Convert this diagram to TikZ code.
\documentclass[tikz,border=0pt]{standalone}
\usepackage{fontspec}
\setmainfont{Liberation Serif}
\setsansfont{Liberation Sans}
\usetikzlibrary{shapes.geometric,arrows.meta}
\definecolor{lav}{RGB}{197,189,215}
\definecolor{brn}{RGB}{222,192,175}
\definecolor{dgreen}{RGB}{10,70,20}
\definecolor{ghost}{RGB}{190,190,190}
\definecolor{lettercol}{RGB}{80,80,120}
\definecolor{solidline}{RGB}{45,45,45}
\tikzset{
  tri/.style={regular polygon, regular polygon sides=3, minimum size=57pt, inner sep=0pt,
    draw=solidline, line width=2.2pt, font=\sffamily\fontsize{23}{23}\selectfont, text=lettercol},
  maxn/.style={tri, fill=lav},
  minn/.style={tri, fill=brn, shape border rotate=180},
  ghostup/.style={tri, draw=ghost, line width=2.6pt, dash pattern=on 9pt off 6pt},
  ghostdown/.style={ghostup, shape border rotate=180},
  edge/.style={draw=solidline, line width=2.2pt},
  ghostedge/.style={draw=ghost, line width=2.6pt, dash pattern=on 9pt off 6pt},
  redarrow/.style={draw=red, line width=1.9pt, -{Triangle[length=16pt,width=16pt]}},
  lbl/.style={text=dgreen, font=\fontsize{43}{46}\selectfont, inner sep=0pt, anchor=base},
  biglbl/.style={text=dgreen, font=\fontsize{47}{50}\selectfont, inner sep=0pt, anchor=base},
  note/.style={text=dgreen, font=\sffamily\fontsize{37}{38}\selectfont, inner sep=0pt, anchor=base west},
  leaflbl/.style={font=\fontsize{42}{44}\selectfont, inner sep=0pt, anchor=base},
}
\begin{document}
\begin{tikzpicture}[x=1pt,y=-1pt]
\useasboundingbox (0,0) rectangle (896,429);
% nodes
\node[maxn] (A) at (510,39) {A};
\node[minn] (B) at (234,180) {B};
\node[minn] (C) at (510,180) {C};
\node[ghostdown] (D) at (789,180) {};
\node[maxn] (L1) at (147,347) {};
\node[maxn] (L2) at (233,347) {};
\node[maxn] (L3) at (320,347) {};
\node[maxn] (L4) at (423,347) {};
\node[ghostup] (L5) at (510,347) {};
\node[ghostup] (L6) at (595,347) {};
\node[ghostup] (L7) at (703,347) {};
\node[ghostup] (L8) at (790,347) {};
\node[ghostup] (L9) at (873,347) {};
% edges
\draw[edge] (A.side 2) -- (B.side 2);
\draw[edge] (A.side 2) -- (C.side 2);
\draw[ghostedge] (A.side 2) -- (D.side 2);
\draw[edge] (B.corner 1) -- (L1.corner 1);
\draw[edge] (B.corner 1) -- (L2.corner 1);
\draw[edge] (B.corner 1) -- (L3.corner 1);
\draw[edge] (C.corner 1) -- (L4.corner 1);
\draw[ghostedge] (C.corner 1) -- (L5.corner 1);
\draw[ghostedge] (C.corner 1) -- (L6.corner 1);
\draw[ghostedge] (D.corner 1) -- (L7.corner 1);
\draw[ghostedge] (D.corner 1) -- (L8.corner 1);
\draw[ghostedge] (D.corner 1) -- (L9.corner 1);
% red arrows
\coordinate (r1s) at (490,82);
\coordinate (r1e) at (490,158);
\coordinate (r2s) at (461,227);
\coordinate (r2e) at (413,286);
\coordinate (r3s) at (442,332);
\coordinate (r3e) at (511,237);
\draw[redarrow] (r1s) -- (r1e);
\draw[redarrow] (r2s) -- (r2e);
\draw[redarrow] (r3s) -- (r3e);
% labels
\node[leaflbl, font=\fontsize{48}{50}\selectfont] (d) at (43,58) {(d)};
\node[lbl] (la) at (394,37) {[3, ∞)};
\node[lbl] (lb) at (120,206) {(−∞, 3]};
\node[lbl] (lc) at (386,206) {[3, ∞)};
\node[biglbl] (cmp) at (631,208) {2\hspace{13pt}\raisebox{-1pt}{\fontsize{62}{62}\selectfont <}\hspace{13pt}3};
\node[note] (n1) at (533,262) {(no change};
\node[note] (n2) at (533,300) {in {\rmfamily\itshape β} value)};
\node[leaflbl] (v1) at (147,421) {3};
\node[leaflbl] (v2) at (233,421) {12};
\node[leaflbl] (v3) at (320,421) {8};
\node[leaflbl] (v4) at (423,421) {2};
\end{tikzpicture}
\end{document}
++++++++++++++++++++
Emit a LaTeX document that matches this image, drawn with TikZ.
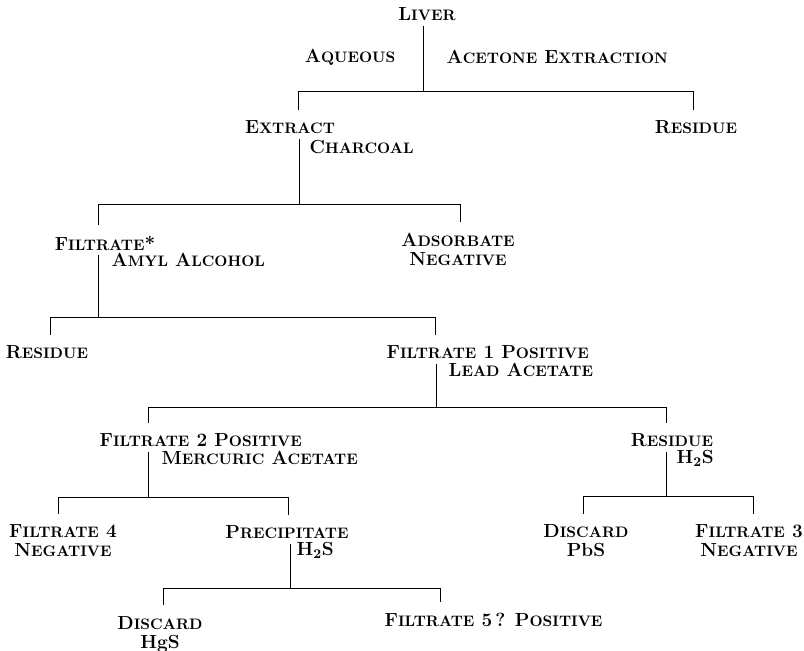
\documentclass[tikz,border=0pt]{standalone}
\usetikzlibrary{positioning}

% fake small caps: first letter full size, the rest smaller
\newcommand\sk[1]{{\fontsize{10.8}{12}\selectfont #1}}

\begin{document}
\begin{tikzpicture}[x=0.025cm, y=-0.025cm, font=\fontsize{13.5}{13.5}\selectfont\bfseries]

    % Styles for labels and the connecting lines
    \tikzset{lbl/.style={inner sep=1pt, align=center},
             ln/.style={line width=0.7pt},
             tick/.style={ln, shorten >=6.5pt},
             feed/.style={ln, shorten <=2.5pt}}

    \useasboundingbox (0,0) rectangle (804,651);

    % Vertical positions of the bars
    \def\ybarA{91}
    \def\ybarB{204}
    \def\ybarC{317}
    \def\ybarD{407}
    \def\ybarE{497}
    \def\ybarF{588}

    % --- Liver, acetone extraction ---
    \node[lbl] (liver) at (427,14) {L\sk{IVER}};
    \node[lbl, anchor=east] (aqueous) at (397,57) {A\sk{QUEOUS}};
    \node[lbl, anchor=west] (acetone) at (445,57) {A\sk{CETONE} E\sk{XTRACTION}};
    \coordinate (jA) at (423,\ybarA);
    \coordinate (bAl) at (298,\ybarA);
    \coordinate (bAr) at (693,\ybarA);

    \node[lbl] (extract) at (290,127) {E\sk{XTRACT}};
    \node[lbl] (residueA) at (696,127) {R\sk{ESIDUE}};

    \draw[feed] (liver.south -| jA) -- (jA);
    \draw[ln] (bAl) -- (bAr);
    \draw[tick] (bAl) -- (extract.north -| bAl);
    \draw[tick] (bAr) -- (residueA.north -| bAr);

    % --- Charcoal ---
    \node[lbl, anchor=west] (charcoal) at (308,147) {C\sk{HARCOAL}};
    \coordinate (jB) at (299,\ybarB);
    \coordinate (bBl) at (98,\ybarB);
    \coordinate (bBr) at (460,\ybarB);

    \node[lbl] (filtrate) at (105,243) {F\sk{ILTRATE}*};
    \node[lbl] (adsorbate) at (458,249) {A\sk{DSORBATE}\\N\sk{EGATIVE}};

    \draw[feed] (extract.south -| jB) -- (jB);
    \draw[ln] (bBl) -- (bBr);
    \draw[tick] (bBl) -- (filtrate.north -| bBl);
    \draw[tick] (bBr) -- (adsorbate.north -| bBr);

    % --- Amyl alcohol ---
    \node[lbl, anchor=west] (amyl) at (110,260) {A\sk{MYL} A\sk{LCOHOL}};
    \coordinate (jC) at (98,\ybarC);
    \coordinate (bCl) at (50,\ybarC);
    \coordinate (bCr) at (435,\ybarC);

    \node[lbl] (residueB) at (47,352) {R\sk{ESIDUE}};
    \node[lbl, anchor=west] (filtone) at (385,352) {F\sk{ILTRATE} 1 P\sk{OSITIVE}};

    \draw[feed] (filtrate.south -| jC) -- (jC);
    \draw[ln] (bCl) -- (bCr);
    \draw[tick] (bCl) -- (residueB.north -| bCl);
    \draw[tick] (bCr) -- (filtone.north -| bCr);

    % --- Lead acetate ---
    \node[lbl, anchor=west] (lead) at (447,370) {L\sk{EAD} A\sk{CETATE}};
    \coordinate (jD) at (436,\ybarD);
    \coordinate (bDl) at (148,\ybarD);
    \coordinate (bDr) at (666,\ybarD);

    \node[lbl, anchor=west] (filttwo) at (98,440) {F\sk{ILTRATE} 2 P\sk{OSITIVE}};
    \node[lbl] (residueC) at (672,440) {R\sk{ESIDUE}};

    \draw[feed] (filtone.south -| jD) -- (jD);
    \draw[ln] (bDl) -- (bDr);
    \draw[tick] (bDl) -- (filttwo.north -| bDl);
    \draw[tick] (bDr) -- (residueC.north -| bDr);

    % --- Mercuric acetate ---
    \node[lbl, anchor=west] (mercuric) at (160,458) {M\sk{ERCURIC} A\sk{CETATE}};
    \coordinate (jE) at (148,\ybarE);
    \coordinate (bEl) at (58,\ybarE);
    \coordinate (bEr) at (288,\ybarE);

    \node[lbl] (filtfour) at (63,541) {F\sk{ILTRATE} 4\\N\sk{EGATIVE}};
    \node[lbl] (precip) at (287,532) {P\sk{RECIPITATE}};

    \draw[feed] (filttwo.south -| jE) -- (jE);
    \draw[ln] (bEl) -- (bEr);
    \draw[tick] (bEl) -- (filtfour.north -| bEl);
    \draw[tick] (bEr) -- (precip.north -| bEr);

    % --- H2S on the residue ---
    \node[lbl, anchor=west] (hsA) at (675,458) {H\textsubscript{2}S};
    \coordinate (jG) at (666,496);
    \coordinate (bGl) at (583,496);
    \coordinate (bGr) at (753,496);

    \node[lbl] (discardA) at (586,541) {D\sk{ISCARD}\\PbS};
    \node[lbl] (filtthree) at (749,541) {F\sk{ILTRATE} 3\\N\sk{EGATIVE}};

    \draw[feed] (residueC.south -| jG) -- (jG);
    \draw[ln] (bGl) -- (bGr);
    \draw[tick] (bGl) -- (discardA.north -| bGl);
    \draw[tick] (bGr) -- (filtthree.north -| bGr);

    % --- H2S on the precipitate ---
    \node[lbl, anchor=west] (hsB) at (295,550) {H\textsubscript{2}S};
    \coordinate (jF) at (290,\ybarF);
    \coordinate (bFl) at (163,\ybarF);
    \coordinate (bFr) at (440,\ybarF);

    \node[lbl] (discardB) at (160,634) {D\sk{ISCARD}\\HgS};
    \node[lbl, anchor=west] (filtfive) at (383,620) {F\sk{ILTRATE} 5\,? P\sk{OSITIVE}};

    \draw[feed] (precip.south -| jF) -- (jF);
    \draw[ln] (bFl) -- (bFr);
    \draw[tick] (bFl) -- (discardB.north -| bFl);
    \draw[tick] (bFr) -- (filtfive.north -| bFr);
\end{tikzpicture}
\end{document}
++++++++++++++++++++
◆ WORK TO BE COMPLETED
In the listing above, find the line containing "Emit a LaTeX" and the line containing "(adsorbate) at (458,249)", then write out both of them and every line between, exactly, with no pictures.

◆ EXERCISE OUTPUT
Emit a LaTeX document that matches this image, drawn with TikZ.
\documentclass[tikz,border=0pt]{standalone}
\usetikzlibrary{positioning}

% fake small caps: first letter full size, the rest smaller
\newcommand\sk[1]{{\fontsize{10.8}{12}\selectfont #1}}

\begin{document}
\begin{tikzpicture}[x=0.025cm, y=-0.025cm, font=\fontsize{13.5}{13.5}\selectfont\bfseries]

    % Styles for labels and the connecting lines
    \tikzset{lbl/.style={inner sep=1pt, align=center},
             ln/.style={line width=0.7pt},
             tick/.style={ln, shorten >=6.5pt},
             feed/.style={ln, shorten <=2.5pt}}

    \useasboundingbox (0,0) rectangle (804,651);

    % Vertical positions of the bars
    \def\ybarA{91}
    \def\ybarB{204}
    \def\ybarC{317}
    \def\ybarD{407}
    \def\ybarE{497}
    \def\ybarF{588}

    % --- Liver, acetone extraction ---
    \node[lbl] (liver) at (427,14) {L\sk{IVER}};
    \node[lbl, anchor=east] (aqueous) at (397,57) {A\sk{QUEOUS}};
    \node[lbl, anchor=west] (acetone) at (445,57) {A\sk{CETONE} E\sk{XTRACTION}};
    \coordinate (jA) at (423,\ybarA);
    \coordinate (bAl) at (298,\ybarA);
    \coordinate (bAr) at (693,\ybarA);

    \node[lbl] (extract) at (290,127) {E\sk{XTRACT}};
    \node[lbl] (residueA) at (696,127) {R\sk{ESIDUE}};

    \draw[feed] (liver.south -| jA) -- (jA);
    \draw[ln] (bAl) -- (bAr);
    \draw[tick] (bAl) -- (extract.north -| bAl);
    \draw[tick] (bAr) -- (residueA.north -| bAr);

    % --- Charcoal ---
    \node[lbl, anchor=west] (charcoal) at (308,147) {C\sk{HARCOAL}};
    \coordinate (jB) at (299,\ybarB);
    \coordinate (bBl) at (98,\ybarB);
    \coordinate (bBr) at (460,\ybarB);

    \node[lbl] (filtrate) at (105,243) {F\sk{ILTRATE}*};
    \node[lbl] (adsorbate) at (458,249) {A\sk{DSORBATE}\\N\sk{EGATIVE}};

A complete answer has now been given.